Japan PM Shigeru Ishiba faces reckoning in upper house election

Japan PM Shigeru Ishiba faces reckoning in upper house election
  • Opinion polls suggest that Shigeru Ishiba’s governing coalition could lose its majority in the upper house
  • He was humiliatingly forced into a minority government after the lower house elections in October

TOKYO: Japanese Prime Minister Shigeru Ishiba faces a reckoning from voters on Sunday with upper house elections that could end his premiership and see a right-wing populist party make inroads.

With many Japanese hurt by rising prices, especially for rice, opinion polls suggest that Ishiba’s governing coalition could lose its majority in the upper house.

This could be the final nail for Ishiba, having already been humiliatingly forced into a minority government after lower house elections in October.

“Ishiba may need to step down,” Toru Yoshida, a politics professor at Doshisha University, said.

Japan could “step into an unknown dimension of the ruling government being a minority in both the lower house and the upper house, which Japan has never experienced since World War II,” Yoshida said.

At one of Tokyo’s polling stations on Sunday, 54-year-old voter Atsushi Matsuura said “Commodity prices are going up, but I am more worried that salaries aren’t increasing.”

Another voter Hisayo Kojima, 65, expressed frustration that the amount of her pension “is being cut shorter and shorter.”

“We have paid a lot to support the pension system. This is the most pressing issue for me,” she said.

Ishiba’s center-right Liberal Democratic Party (LDP) has governed Japan almost continuously since 1955, albeit with frequent changes of leader.

Ishiba, 68, a self-avowed defense “geek” and train enthusiast, reached the top of the greasy pole last September on his fifth attempt and immediately called elections.

But this backfired and the vote left the LDP and its small coalition partner Komeito needing support from opposition parties, stymying its legislative agenda.

“Energy prices have swung sharply in recent months, as the government has flip-flopped between removing aid for household energy bills and adding new supports,” said Stefan Angrick at Moody’s Analytics.

Out of 248 seats in the upper house, 125 are up for grabs on Sunday. The coalition needs 50 of these to keep a majority.

Not helping is lingering resentment about an LDP funding scandal, and US tariffs of 25 percent due to bite from August 1 if there is no trade deal with the United States.

Japan’s massive auto industry, which accounts for eight percent of the country’s jobs, is reeling from painful levies already in place.

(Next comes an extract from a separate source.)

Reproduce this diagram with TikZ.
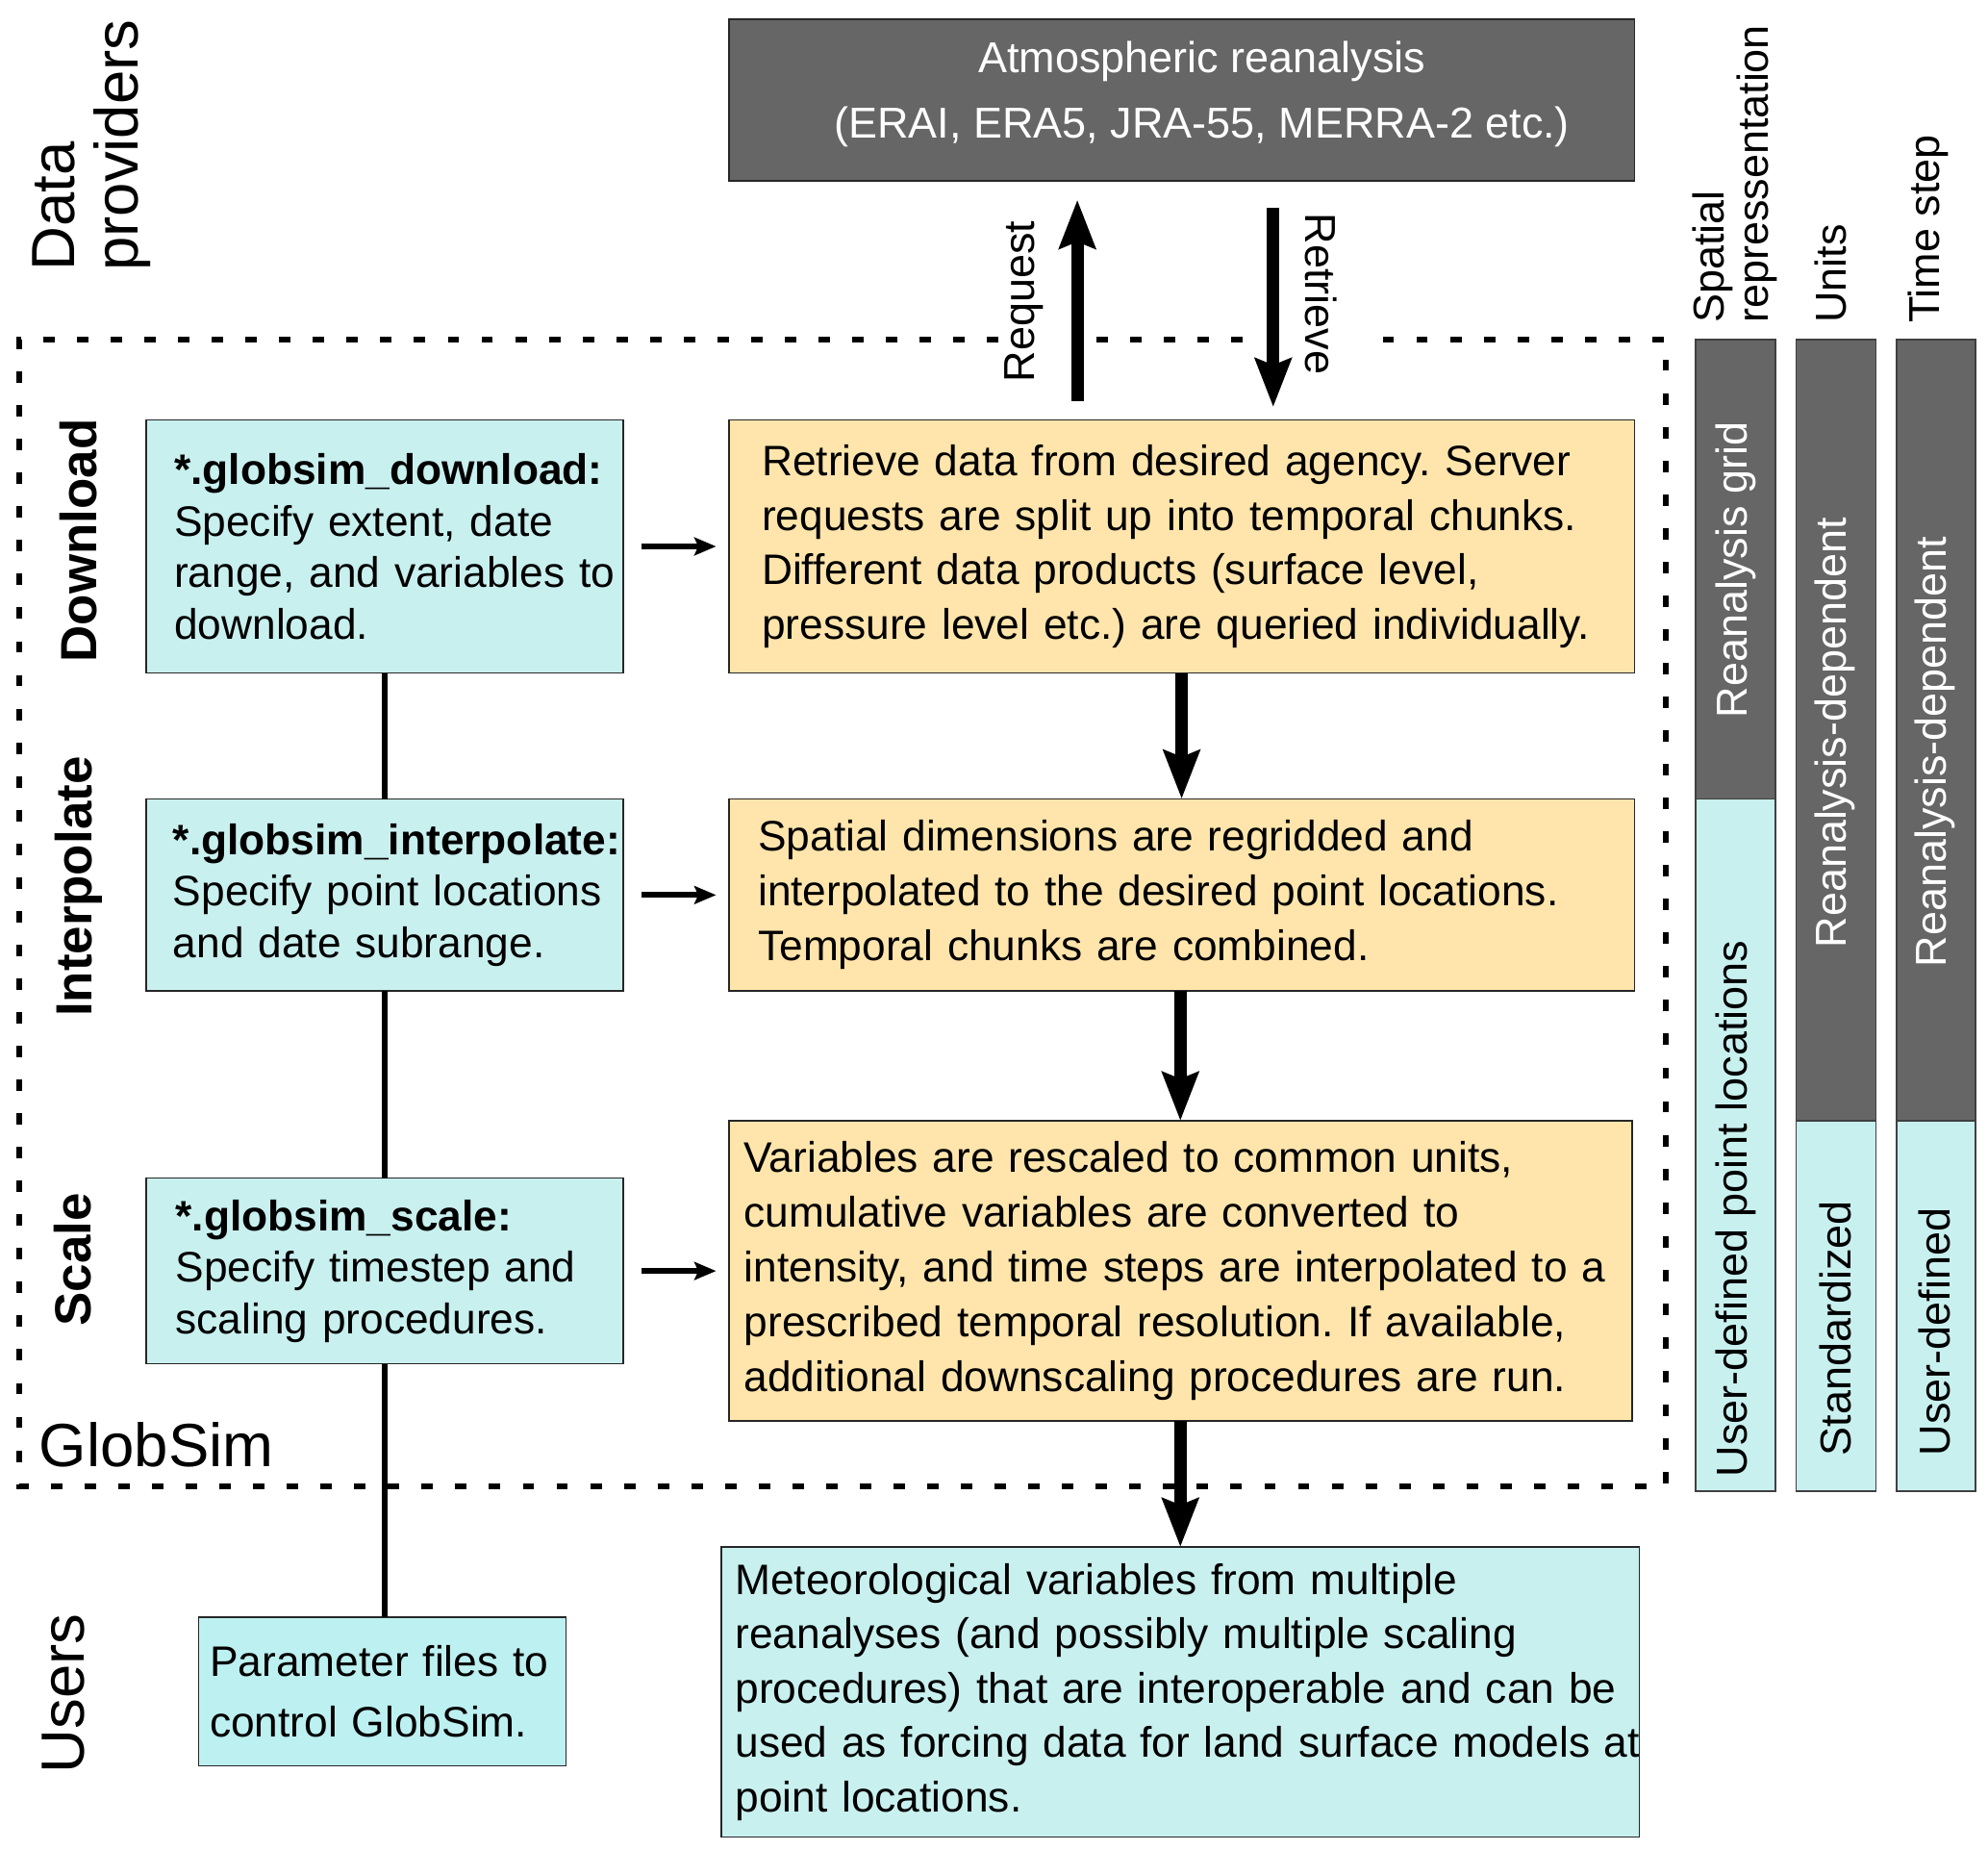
\documentclass[tikz,border=0pt]{standalone}
\usepackage{fontspec}
\setmainfont{Liberation Sans}
\usetikzlibrary{arrows.meta}
\frenchspacing
\definecolor{dgray}{HTML}{666666}
\definecolor{lcyan}{HTML}{C8F0EF}
\definecolor{ucyan}{HTML}{BDF0F0}
\definecolor{lorange}{HTML}{FFE5AB}
\tikzset{
  every node/.style={inner sep=0pt, outer sep=0pt},
  cbox/.style={draw=black!85, line width=0.6pt, fill=lcyan, anchor=north west, align=left, inner ysep=0pt, font=\fontsize{16.75}{20.25}\selectfont},
  obox/.style={draw=black!85, line width=0.6pt, fill=lorange, anchor=north west, align=left, inner ysep=0pt, font=\fontsize{16.75}{21.5}\selectfont},
  darkbox/.style={draw=black!85, line width=0.6pt, fill=dgray, anchor=north west},
  thickarr/.style={line width=5pt, -{Stealth[length=19pt,width=14pt,inset=2.5pt]}},
  thinarr/.style={line width=2.2pt, -{Stealth[length=8.5pt,width=7pt,inset=1.5pt]}, shorten <=7pt, shorten >=5pt},
  conn/.style={line width=2pt},
  frame/.style={line width=2.3pt, dash pattern=on 4.5pt off 8.75pt},
  bardark/.style={fill=dgray, draw=black!75, line width=0.6pt},
  barlight/.style={fill=lcyan, draw=black!75, line width=0.6pt},
  rotlab/.style={rotate=90, font=\fontsize{17}{20}\selectfont},
  steplab/.style={rotate=90, font=\bfseries\fontsize{20}{24}\selectfont},
  biglab/.style={font=\fontsize{24}{25}\selectfont},
}
\begin{document}
\begin{tikzpicture}[x=0.5pt,y=-0.5pt]
\useasboundingbox (0,0) rectangle (1563,1454);

% GlobSim frame
\draw[frame] (785,267) -- (15,267) -- (15,1168) -- (1310,1168) -- (1310,267) -- (1075,267);
\draw[frame] (862,267) -- (980,267);

% reanalysis box
\node[darkbox, minimum width=356pt, minimum height=63.5pt] (rean) at (573,15) {};
\node[text=white, align=center, font=\fontsize{17}{26}\selectfont] (reantext) at (945,74) {Atmospheric reanalysis\\(ERAI, ERA5, JRA-55, MERRA-2 etc.)};

% left cyan boxes
\node[cbox, text width=165.5pt, inner xsep=11pt, minimum height=99.5pt] (cdl) at (115,330)
 {\mbox{\textbf{*.globsim\_download:}}\\\mbox{Specify extent, date}\\\mbox{range, and variables to}\\\mbox{download.}};
\node[cbox, text width=166.5pt, inner xsep=10.5pt, minimum height=75.5pt] (cil) at (115,628)
 {\mbox{\textbf{*.globsim\_interpolate:}}\\\mbox{Specify point locations}\\\mbox{and date subrange.}};
\node[cbox, text width=164.5pt, inner xsep=11.5pt, minimum height=73pt] (csc) at (115,926)
 {\mbox{\textbf{*.globsim\_scale:}}\\\mbox{Specify timestep and}\\\mbox{scaling procedures.}};
\node[cbox, fill=ucyan, text width=135.5pt, inner xsep=4.5pt, minimum height=58.5pt, font=\fontsize{16.75}{23.5}\selectfont] (users) at (156,1271)
 {\mbox{Parameter files to}\\\mbox{control GlobSim.}};

% orange boxes
\node[obox, text width=330pt, inner xsep=13pt, minimum height=99.5pt] (dor) at (573,330)
 {\mbox{Retrieve data from desired agency. Server}\\\mbox{requests are split up into temporal chunks.}\\\mbox{Different data products (surface level,}\\\mbox{pressure level etc.) are queried individually.}};
\node[obox, text width=333pt, inner xsep=11.5pt, minimum height=75.5pt] (ior) at (573,628)
 {\mbox{Spatial dimensions are regridded and}\\\mbox{interpolated to the desired point locations.}\\\mbox{Temporal chunks are combined.}};
\node[obox, text width=343pt, inner xsep=6pt, minimum height=118pt] (sor) at (573,881)
 {\mbox{Variables are rescaled to common units,}\\\mbox{cumulative variables are converted to}\\\mbox{intensity, and time steps are interpolated to a}\\\mbox{prescribed temporal resolution. If available,}\\\mbox{additional downscaling procedures are run.}};
\node[cbox, font=\fontsize{16.75}{21.4}\selectfont, text width=350pt, inner xsep=5.5pt, minimum height=114pt] (out) at (567,1216)
 {\mbox{Meteorological variables from multiple}\\\mbox{reanalyses (and possibly multiple scaling}\\\mbox{procedures) that are interoperable and can be}\\\mbox{used as forcing data for land surface models at}\\\mbox{point locations.}};

% connectors
\draw[conn] (cdl.south) -- (cil.north);
\draw[conn] (cil.south) -- (csc.north);
\draw[conn] (csc.south) -- (csc.south |- users.north);

\draw[thinarr] (cdl.east) -- (dor.west);
\draw[thinarr] (cil.east) -- (ior.west);
\draw[thinarr] (csc.east) -- (sor.west);

\draw[thickarr] (dor.south) -- (ior.north);
\draw[thickarr] (sor.north |- ior.south) -- (sor.north);
\draw[thickarr] (sor.south) -- (out.north);
\draw[thickarr] ([xshift=-41pt,yshift=7.5pt]dor.north) -- ([xshift=-41pt,yshift=-7.5pt]rean.south);
\draw[thickarr] ([xshift=36pt,yshift=-10.5pt]rean.south) -- ([xshift=36pt,yshift=5pt]dor.north);

\node[rotlab] (req) at (805,237) {Request};
\node[rotate=-90, font=\fontsize{17}{20}\selectfont] (ret) at (1039,231) {Retrieve};

% side labels
\node[biglab, rotate=90, align=left, anchor=west] (dp) at (72,213) {Data\\providers};
\node[steplab] (lbdl) at (62,425) {Download};
\node[steplab] (lbil) at (62,697) {Interpolate};
\node[steplab] (lbsc) at (57,990) {Scale};
\node[biglab, rotate=90] (lbus) at (50,1331) {Users};
\node[biglab, anchor=base west] (gs) at (31,1153) {GlobSim};

% right columns
\draw[bardark] (1333,267) rectangle (1396,628);
\draw[barlight] (1333,628) rectangle (1396,1172);
\draw[bardark] (1412,267) rectangle (1475,881);
\draw[barlight] (1412,881) rectangle (1475,1172);
\draw[bardark] (1491,267) rectangle (1553,881);
\draw[barlight] (1491,881) rectangle (1553,1172);

\node[rotlab, align=left, anchor=west, font=\fontsize{17}{17.5}\selectfont] (hsp) at (1364,254) {Spatial\\repressentation};
\node[rotlab, anchor=west] (hun) at (1439,254) {Units};
\node[rotlab, anchor=west] (hts) at (1516,254) {Time step};

\node[rotlab, text=white] (b1a) at (1365,448) {Reanalysis grid};
\node[rotlab] (b1b) at (1365,950) {User-defined point locations};
\node[rotlab, text=white] (b2a) at (1443,576) {Reanalysis-dependent};
\node[rotlab] (b2b) at (1443,1044) {Standardized};
\node[rotlab, text=white] (b3a) at (1521,591) {Reanalysis-dependent};
\node[rotlab] (b3b) at (1521,1047) {User-defined};
\end{tikzpicture}
\end{document}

Weak export data last week stoked fears that the world’s fourth-largest economy could tip into a technical recession.

Despite Ishiba securing an early meeting with US President Donald Trump in February, and sending his trade envoy to Washington seven times, there has been no accord.

Trump poured cold water on the prospects of an agreement last week, saying Japan won’t “open up their country.”

“We will not easily compromise,” Ishiba said this month.

Ishiba’s apparently maximalist strategy of insisting all tariffs are cut to zero – although this could change post-election – has also drawn criticism.

“How well his government is able to handle negotiations over US tariffs is extremely important, as it’s important for the LDP to increase trust among the public,” Masahisa Endo, politics professor at Waseda University, said.

The last time the LDP and Komeito failed to win a majority in the upper house was in 2010, having already fallen below the threshold in 2007.

That was followed by a rare change of government in 2009, when the now-defunct Democratic Party of Japan governed for a rocky three years.

Today the opposition is fragmented, and chances are slim that the parties can form an alternative government.

One making inroads is the “Japanese-first” Sanseito, which opinion poll suggest could win more than 10 upper house seats, up from two now.

The party wants “stricter rules and limits” on immigration, opposes “globalism” and “radical” gender policies, and wants a re-think on decarbonization and vaccines.

Last week it was forced to deny any links to Moscow – which has backed populist parties elsewhere – after a candidate was interviewed by Russian state media.

“They put into words what I had been thinking about but couldn’t put into words for many years,” one voter said at a Sanseito rally.